1390. Four Divisors

https://leetcode.com/problems/four-divisors/

Given an integer array nums, return the sum of divisors of the integers in that array that have exactly four divisors.

If there is no such integer in the array, return 0.

Example 1:

Input: nums = [21,4,7]
Output: 32
Explanation:
21 has 4 divisors: 1, 3, 7, 21
4 has 3 divisors: 1, 2, 4
7 has 2 divisors: 1, 7
The answer is the sum of divisors of 21 only.

Constraints:

• 1 <= nums.length <= 10^4

• 1 <= nums[i] <= 10^5

给定数组，返回有且只有四个除数的元素的除数之和。

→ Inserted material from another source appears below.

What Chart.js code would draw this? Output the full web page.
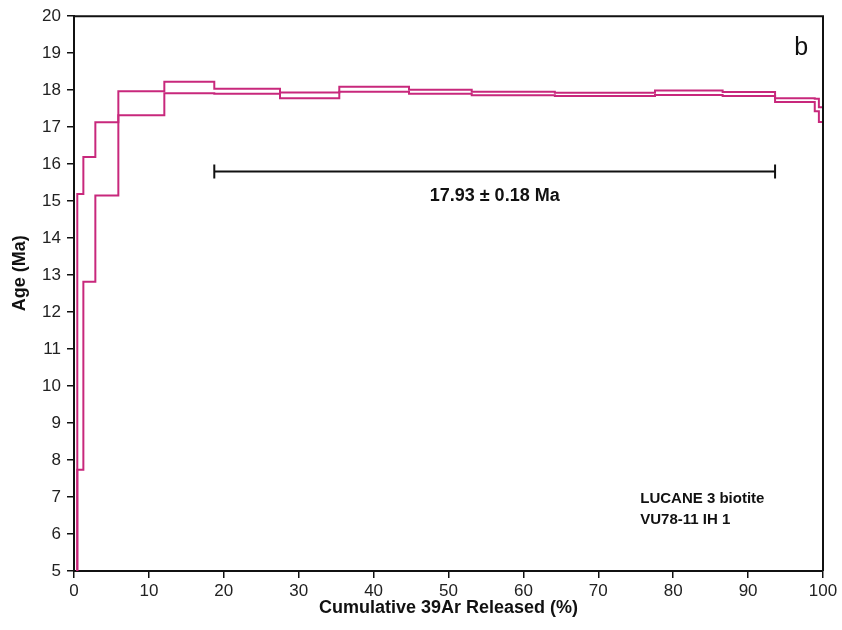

除数分布在square root两边，因此从平方根往下遍历到2，看是否只有一次能够整除。

class Solution:
    def sumFourDivisors(self, nums: List[int]) -> int:
        res = 0
        for num in nums:
            if int(sqrt(num)) ** 2 == num:
                continue
            d = 0
            for i in range(2, int(sqrt(num)) + 1):
                if num % i == 0:
                    if d != 0:
                        d = 0
                        break
                    d = i
            if d != 0:
                res += sum([1, num, num // d, d])
        return res